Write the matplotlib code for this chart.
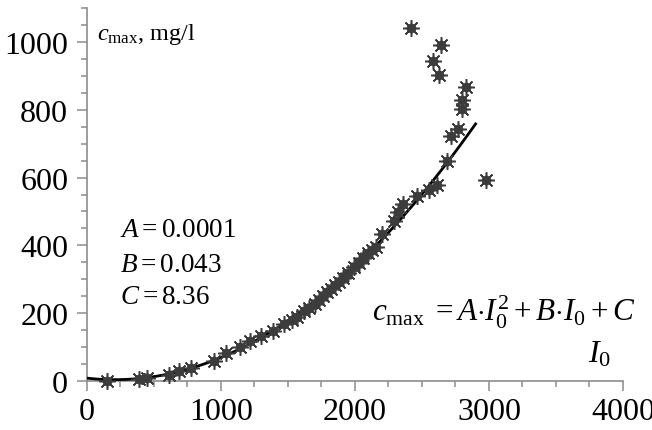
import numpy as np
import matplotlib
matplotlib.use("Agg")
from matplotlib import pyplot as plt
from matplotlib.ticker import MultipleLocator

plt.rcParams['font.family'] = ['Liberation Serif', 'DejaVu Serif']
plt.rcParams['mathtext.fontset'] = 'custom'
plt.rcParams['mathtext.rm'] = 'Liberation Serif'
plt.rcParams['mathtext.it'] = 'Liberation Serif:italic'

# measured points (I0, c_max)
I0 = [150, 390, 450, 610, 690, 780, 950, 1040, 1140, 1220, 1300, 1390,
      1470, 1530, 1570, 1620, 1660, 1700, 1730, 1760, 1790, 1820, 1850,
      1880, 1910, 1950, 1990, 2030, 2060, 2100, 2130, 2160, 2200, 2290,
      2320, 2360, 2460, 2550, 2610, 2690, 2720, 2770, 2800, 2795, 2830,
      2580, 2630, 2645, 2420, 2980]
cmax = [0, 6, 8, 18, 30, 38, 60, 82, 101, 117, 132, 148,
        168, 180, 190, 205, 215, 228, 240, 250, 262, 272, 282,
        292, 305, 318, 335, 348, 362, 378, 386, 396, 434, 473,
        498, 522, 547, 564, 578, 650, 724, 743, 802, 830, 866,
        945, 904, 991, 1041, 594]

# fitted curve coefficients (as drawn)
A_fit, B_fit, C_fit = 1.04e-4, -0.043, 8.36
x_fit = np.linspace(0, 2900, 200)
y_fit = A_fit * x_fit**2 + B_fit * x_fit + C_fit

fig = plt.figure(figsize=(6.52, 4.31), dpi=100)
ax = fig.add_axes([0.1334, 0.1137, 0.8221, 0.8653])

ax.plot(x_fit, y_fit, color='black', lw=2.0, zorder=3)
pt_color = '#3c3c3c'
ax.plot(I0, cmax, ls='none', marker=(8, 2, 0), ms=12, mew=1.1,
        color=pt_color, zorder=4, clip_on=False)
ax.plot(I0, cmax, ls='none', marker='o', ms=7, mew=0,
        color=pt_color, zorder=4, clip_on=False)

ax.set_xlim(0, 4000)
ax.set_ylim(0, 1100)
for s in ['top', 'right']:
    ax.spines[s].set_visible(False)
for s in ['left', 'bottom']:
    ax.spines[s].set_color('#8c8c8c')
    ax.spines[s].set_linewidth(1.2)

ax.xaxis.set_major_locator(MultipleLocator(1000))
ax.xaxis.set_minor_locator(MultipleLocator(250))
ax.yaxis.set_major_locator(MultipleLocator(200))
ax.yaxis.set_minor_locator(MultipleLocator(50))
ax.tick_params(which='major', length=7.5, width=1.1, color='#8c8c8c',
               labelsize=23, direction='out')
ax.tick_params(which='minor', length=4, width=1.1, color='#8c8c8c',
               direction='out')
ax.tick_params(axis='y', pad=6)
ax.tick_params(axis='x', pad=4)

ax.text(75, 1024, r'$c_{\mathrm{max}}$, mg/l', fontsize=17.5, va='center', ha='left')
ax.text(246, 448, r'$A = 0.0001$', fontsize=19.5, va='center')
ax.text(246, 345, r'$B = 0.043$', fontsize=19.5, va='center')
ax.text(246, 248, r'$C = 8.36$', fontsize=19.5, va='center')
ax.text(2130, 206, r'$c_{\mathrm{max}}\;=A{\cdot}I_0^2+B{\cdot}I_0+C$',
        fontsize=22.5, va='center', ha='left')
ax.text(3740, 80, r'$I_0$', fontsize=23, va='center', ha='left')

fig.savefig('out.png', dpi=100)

-=-=-

**Goal of the exercise:**
Reproduce the whole listing above word for word, but not its pictures.

**Answer:**
Write the matplotlib code for this chart.
import numpy as np
import matplotlib
matplotlib.use("Agg")
from matplotlib import pyplot as plt
from matplotlib.ticker import MultipleLocator

plt.rcParams['font.family'] = ['Liberation Serif', 'DejaVu Serif']
plt.rcParams['mathtext.fontset'] = 'custom'
plt.rcParams['mathtext.rm'] = 'Liberation Serif'
plt.rcParams['mathtext.it'] = 'Liberation Serif:italic'

# measured points (I0, c_max)
I0 = [150, 390, 450, 610, 690, 780, 950, 1040, 1140, 1220, 1300, 1390,
      1470, 1530, 1570, 1620, 1660, 1700, 1730, 1760, 1790, 1820, 1850,
      1880, 1910, 1950, 1990, 2030, 2060, 2100, 2130, 2160, 2200, 2290,
      2320, 2360, 2460, 2550, 2610, 2690, 2720, 2770, 2800, 2795, 2830,
      2580, 2630, 2645, 2420, 2980]
cmax = [0, 6, 8, 18, 30, 38, 60, 82, 101, 117, 132, 148,
        168, 180, 190, 205, 215, 228, 240, 250, 262, 272, 282,
        292, 305, 318, 335, 348, 362, 378, 386, 396, 434, 473,
        498, 522, 547, 564, 578, 650, 724, 743, 802, 830, 866,
        945, 904, 991, 1041, 594]

# fitted curve coefficients (as drawn)
A_fit, B_fit, C_fit = 1.04e-4, -0.043, 8.36
x_fit = np.linspace(0, 2900, 200)
y_fit = A_fit * x_fit**2 + B_fit * x_fit + C_fit

fig = plt.figure(figsize=(6.52, 4.31), dpi=100)
ax = fig.add_axes([0.1334, 0.1137, 0.8221, 0.8653])

ax.plot(x_fit, y_fit, color='black', lw=2.0, zorder=3)
pt_color = '#3c3c3c'
ax.plot(I0, cmax, ls='none', marker=(8, 2, 0), ms=12, mew=1.1,
        color=pt_color, zorder=4, clip_on=False)
ax.plot(I0, cmax, ls='none', marker='o', ms=7, mew=0,
        color=pt_color, zorder=4, clip_on=False)

ax.set_xlim(0, 4000)
ax.set_ylim(0, 1100)
for s in ['top', 'right']:
    ax.spines[s].set_visible(False)
for s in ['left', 'bottom']:
    ax.spines[s].set_color('#8c8c8c')
    ax.spines[s].set_linewidth(1.2)

ax.xaxis.set_major_locator(MultipleLocator(1000))
ax.xaxis.set_minor_locator(MultipleLocator(250))
ax.yaxis.set_major_locator(MultipleLocator(200))
ax.yaxis.set_minor_locator(MultipleLocator(50))
ax.tick_params(which='major', length=7.5, width=1.1, color='#8c8c8c',
               labelsize=23, direction='out')
ax.tick_params(which='minor', length=4, width=1.1, color='#8c8c8c',
               direction='out')
ax.tick_params(axis='y', pad=6)
ax.tick_params(axis='x', pad=4)

ax.text(75, 1024, r'$c_{\mathrm{max}}$, mg/l', fontsize=17.5, va='center', ha='left')
ax.text(246, 448, r'$A = 0.0001$', fontsize=19.5, va='center')
ax.text(246, 345, r'$B = 0.043$', fontsize=19.5, va='center')
ax.text(246, 248, r'$C = 8.36$', fontsize=19.5, va='center')
ax.text(2130, 206, r'$c_{\mathrm{max}}\;=A{\cdot}I_0^2+B{\cdot}I_0+C$',
        fontsize=22.5, va='center', ha='left')
ax.text(3740, 80, r'$I_0$', fontsize=23, va='center', ha='left')

fig.savefig('out.png', dpi=100)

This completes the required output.